— start of Dataset content —

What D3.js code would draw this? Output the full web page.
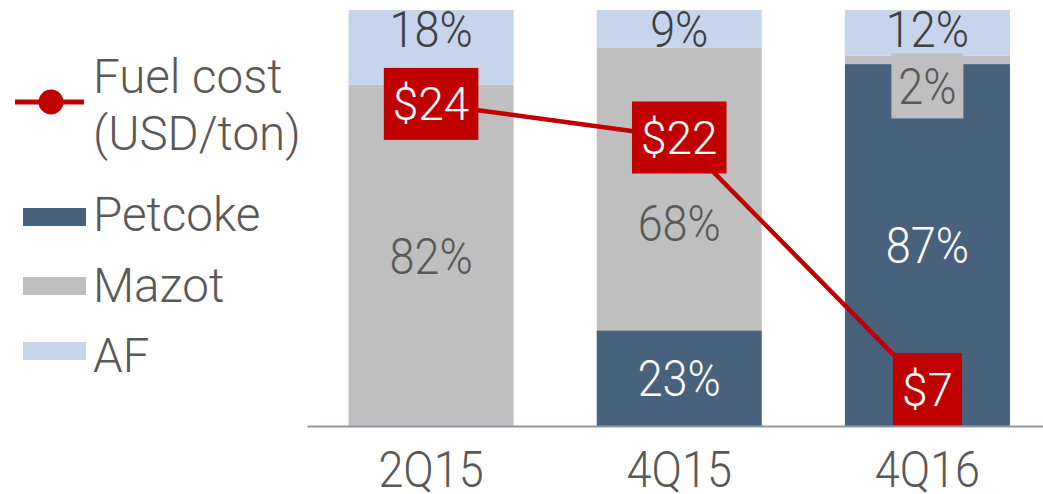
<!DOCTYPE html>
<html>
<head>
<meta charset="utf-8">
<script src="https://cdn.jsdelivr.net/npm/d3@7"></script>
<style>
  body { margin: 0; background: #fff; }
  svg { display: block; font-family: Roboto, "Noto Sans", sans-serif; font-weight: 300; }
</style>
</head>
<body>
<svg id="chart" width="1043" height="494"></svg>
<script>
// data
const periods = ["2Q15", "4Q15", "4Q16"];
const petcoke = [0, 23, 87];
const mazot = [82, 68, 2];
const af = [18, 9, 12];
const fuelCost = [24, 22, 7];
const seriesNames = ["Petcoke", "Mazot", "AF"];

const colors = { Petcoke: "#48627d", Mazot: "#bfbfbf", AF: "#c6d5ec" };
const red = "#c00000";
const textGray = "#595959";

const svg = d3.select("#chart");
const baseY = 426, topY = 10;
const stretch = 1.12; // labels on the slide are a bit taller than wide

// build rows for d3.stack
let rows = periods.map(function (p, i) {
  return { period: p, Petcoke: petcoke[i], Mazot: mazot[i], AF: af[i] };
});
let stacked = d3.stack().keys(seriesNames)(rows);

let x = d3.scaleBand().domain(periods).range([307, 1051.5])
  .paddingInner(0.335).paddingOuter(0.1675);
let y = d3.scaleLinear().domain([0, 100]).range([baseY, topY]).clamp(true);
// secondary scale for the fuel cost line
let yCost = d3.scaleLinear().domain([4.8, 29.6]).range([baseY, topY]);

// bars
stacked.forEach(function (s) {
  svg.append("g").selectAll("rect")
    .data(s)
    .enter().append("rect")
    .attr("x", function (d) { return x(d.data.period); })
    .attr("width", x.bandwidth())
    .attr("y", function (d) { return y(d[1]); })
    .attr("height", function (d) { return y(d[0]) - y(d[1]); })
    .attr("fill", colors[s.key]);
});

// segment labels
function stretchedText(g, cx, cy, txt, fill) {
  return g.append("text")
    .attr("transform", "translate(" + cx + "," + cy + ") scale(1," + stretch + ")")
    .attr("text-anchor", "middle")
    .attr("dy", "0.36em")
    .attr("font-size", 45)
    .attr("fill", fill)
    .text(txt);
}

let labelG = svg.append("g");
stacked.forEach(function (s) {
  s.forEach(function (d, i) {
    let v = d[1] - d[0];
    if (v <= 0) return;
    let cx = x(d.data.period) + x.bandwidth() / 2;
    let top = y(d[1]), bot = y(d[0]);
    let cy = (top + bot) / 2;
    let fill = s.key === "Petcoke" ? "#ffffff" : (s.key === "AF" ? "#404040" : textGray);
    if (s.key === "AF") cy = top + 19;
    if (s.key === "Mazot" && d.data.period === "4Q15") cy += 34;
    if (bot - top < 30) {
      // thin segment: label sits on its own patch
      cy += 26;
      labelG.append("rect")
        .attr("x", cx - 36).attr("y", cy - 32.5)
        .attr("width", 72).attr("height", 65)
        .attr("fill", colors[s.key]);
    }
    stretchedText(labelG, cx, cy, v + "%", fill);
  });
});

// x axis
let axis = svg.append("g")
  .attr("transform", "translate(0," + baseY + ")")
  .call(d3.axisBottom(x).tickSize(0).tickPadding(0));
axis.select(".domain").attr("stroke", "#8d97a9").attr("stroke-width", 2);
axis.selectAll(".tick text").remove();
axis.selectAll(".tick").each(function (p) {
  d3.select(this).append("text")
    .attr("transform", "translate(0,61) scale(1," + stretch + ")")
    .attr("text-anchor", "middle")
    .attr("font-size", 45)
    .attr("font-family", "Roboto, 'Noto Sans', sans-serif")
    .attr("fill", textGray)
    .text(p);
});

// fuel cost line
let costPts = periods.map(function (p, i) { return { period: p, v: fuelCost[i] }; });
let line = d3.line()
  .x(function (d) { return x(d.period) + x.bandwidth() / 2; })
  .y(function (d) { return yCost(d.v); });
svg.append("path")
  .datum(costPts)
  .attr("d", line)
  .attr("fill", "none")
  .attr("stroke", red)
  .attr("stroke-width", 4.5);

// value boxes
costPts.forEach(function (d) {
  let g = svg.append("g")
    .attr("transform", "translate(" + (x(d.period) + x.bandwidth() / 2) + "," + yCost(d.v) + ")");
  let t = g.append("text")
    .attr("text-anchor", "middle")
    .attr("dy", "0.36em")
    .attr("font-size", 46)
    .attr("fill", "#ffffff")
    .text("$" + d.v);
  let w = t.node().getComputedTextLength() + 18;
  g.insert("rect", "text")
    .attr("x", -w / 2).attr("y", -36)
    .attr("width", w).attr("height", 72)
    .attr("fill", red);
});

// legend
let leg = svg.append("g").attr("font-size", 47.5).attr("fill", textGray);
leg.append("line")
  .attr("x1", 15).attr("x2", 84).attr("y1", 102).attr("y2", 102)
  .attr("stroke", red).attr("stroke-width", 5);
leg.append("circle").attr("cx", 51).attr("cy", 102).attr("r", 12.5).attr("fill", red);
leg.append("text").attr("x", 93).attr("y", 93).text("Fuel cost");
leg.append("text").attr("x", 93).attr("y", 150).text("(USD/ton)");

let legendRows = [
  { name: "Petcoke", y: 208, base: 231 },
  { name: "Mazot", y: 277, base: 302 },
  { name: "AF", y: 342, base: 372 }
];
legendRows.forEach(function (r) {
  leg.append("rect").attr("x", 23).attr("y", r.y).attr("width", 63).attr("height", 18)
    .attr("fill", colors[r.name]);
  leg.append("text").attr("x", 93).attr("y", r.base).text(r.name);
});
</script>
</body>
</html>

— end of Dataset content —

Instruction
Pictures stay out. Print the data exactly, from its first line through the line containing "const stretch = 1.12;".

Response
What D3.js code would draw this? Output the full web page.
<!DOCTYPE html>
<html>
<head>
<meta charset="utf-8">
<script src="https://cdn.jsdelivr.net/npm/d3@7"></script>
<style>
  body { margin: 0; background: #fff; }
  svg { display: block; font-family: Roboto, "Noto Sans", sans-serif; font-weight: 300; }
</style>
</head>
<body>
<svg id="chart" width="1043" height="494"></svg>
<script>
// data
const periods = ["2Q15", "4Q15", "4Q16"];
const petcoke = [0, 23, 87];
const mazot = [82, 68, 2];
const af = [18, 9, 12];
const fuelCost = [24, 22, 7];
const seriesNames = ["Petcoke", "Mazot", "AF"];

const colors = { Petcoke: "#48627d", Mazot: "#bfbfbf", AF: "#c6d5ec" };
const red = "#c00000";
const textGray = "#595959";

const svg = d3.select("#chart");
const baseY = 426, topY = 10;
const stretch = 1.12; // labels on the slide are a bit taller than wide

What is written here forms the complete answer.